「2024年問題」対策など物流関係政策に大きな変化ない見通し
岸田文雄首相は8月14日、首相官邸で記者会見し、9月に実施予定の自民党総裁選挙に出馬しない意向を表明した。
岸田首相は「総裁選では新生自民党を国民の前にしっかりと示すことが必要。そのためには透明で開かれた選挙、そして何より自由闊達な論戦が重要だ。その際、自民党が変わることを示す、最も分かりやすい最初の一歩は、私が身を引くことだ。来る総裁選には出馬しない。総裁選を通じて選ばれた新たなリーダーを一兵卒として支えていくことに徹する」と述べた。
昨年11月、党内の派閥による政治資金パーティーで集めた収入の一部を裏金として使っていた問題が発覚するなど、支持率が低迷しており、総裁選再選は厳しいと判断した。
会見で「所属議員が起こした重大な事態について、組織の長として責任を取ることに、いささかのちゅうちょもない。今回の事案が発生した当初から思い定め、心に期してきたところであり、当面の外交日程に一区切りが付いたこの時点で、私が身を引くことでけじめをつけ、総裁選に向かっていきたいと考えている」と説明した。
岸田首相は2021年9月の党総裁選で勝利し、同年10月に菅義偉氏の後を継いで就任した。党総裁任期は9月末で切れるため、岸田氏は新総裁が決まった後に総裁を退任、首相も辞任する。総裁選の当選者が次期首相に就く。
後任の総裁候補には石破茂元幹事長や小泉進次郎元環境相、高市早苗経済安全保障担当相、河野太郎デジタル相、茂木敏充幹事長らの名前が取りざたされている。
岸田首相は内閣の重要政策として、デジタル技術を活用して地方の活性化や行政サービスの高度化などを推し進める「デジタル田園都市国家構想」を推進。
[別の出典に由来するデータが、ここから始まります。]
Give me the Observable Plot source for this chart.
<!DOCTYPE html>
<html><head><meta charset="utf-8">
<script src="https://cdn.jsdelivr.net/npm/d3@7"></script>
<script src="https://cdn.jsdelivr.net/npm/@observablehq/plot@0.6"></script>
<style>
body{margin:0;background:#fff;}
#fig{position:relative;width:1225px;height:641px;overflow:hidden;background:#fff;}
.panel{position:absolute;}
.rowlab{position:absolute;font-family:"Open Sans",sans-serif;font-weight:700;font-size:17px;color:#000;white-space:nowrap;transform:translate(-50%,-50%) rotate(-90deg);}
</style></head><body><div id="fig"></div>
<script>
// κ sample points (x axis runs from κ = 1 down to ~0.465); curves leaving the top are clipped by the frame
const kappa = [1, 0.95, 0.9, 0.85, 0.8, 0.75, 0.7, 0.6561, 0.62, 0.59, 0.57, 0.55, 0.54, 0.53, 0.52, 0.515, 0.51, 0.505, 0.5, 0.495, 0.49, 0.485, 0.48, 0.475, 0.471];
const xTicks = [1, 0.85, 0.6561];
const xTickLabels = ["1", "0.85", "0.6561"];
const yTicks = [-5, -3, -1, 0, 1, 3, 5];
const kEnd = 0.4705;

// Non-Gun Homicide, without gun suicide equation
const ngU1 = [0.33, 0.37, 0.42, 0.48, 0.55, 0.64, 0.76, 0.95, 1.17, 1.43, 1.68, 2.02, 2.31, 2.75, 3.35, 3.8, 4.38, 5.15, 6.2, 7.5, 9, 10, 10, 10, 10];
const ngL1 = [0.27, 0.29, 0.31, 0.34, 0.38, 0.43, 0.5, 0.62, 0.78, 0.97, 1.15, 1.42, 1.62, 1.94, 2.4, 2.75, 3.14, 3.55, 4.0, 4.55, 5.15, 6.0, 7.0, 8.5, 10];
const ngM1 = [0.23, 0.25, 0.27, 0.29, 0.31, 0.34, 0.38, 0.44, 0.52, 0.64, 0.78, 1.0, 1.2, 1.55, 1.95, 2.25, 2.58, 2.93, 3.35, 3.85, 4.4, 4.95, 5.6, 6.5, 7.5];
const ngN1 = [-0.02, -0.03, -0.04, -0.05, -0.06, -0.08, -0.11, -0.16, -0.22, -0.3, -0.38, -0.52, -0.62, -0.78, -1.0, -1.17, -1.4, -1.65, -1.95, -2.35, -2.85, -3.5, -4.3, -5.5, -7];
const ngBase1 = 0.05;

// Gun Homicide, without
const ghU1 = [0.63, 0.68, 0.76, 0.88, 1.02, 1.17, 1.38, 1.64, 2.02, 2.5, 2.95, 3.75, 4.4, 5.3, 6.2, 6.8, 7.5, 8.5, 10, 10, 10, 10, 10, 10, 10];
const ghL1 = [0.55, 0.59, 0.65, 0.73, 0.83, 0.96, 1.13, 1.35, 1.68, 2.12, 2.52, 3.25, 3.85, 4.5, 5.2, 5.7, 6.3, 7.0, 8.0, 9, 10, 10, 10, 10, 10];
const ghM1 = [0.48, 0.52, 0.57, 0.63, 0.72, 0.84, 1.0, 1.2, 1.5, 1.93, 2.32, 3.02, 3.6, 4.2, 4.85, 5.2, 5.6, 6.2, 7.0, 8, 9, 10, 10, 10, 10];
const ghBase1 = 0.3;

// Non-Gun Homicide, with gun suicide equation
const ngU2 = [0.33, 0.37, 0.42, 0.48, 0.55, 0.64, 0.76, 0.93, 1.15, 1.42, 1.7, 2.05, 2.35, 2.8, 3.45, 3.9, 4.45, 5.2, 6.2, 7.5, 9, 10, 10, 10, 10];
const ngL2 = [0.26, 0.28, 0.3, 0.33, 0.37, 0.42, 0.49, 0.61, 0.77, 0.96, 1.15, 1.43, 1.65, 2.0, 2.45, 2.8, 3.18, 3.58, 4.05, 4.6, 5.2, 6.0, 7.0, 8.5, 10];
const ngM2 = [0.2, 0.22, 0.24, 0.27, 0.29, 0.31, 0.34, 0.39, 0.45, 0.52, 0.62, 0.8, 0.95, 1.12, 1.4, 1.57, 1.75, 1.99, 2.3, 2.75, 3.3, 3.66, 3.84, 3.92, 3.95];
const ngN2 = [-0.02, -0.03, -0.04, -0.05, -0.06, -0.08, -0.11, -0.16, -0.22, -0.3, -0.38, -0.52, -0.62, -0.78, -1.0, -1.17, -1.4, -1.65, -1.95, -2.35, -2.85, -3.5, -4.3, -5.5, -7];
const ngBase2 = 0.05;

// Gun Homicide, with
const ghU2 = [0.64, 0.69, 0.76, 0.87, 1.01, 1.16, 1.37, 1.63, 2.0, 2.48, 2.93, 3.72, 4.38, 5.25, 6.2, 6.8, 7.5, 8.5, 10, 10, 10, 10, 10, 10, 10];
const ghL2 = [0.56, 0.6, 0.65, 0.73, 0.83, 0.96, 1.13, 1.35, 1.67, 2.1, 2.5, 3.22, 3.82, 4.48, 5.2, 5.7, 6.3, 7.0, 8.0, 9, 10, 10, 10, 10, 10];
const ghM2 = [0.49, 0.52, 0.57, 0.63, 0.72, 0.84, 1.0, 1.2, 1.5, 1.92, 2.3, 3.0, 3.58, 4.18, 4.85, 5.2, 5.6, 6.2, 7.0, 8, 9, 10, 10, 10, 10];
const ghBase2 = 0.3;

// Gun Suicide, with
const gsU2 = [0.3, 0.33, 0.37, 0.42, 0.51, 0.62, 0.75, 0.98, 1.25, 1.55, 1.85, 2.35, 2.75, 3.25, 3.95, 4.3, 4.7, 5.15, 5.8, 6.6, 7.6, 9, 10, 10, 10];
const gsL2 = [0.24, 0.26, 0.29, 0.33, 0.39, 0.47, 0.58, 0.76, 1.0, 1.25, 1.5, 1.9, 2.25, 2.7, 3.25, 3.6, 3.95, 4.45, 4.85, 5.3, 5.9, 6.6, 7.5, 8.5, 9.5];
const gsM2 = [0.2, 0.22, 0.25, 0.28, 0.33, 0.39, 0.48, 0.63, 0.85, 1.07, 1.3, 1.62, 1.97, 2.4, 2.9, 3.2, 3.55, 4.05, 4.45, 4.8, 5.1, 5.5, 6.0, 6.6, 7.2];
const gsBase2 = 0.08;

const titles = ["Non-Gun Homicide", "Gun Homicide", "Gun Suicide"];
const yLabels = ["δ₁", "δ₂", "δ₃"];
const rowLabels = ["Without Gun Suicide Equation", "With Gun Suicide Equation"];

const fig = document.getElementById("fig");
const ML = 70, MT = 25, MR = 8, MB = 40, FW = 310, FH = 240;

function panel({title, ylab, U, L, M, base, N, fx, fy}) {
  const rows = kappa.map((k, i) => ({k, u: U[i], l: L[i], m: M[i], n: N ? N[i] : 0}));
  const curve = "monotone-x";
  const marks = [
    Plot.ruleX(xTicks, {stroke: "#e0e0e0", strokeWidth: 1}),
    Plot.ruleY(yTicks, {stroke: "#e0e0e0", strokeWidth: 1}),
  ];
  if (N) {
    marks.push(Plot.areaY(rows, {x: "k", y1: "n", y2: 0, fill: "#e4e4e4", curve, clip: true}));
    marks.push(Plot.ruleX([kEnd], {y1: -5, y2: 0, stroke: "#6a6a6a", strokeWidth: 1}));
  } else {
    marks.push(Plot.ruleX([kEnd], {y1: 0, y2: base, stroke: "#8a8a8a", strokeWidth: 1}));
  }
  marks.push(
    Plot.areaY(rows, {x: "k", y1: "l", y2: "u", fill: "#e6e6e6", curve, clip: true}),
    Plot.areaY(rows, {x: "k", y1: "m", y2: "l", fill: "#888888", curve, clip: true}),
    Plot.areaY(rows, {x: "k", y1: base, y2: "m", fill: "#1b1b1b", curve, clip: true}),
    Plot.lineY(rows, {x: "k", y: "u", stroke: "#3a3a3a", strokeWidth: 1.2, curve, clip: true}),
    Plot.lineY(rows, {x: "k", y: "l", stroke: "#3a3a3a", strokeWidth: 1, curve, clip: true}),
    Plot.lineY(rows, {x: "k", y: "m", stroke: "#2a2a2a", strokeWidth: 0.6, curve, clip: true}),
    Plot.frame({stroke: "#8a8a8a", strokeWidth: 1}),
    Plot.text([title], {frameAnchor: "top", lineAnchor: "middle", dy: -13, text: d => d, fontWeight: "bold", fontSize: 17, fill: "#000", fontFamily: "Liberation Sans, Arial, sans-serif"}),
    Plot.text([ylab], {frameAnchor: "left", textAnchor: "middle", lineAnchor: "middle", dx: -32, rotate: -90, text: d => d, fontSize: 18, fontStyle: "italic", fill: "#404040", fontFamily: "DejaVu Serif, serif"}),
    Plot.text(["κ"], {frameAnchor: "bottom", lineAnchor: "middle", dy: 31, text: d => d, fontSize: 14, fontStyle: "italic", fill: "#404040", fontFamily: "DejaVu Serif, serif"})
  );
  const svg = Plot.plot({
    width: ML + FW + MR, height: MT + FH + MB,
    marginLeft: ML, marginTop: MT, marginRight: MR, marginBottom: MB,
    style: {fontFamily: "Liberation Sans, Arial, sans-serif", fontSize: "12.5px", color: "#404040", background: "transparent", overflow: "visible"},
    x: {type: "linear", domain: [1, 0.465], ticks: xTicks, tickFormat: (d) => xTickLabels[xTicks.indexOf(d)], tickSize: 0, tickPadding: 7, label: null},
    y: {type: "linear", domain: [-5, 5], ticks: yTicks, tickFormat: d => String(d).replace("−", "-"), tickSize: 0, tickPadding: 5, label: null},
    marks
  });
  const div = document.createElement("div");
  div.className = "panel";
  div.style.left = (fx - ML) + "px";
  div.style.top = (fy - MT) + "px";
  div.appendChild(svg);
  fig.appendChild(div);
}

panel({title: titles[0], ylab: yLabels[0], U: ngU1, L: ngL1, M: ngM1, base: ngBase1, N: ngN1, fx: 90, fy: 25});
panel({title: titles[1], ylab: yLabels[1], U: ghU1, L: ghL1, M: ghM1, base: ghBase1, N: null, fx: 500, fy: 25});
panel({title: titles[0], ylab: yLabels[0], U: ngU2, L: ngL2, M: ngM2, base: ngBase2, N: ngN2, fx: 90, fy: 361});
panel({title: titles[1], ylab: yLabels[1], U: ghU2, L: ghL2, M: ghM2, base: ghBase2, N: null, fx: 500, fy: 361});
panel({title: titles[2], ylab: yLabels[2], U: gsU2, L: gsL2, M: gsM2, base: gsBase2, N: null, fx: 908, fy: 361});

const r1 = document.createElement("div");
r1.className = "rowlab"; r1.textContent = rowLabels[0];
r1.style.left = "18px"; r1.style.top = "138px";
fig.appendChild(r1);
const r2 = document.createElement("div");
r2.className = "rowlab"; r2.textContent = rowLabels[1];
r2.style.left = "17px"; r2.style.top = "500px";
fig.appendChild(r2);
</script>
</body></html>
その一環として、トラックの自動走行実現やドローン物流の促進などを打ち出している。
また、「2024年問題」対策のための関係閣僚会議を開催し、物流施設での荷待ち・荷役時間短縮のための施策などをパッケージとして打ち出している。
トラックドライバーをはじめ物流業界の人手不足は深刻度を増しており、岸田氏が首相を退いても、現状ではデジタル技術を生かした業務効率化支援などを支える基本的な政府の姿勢に大きな変化はないとみられる。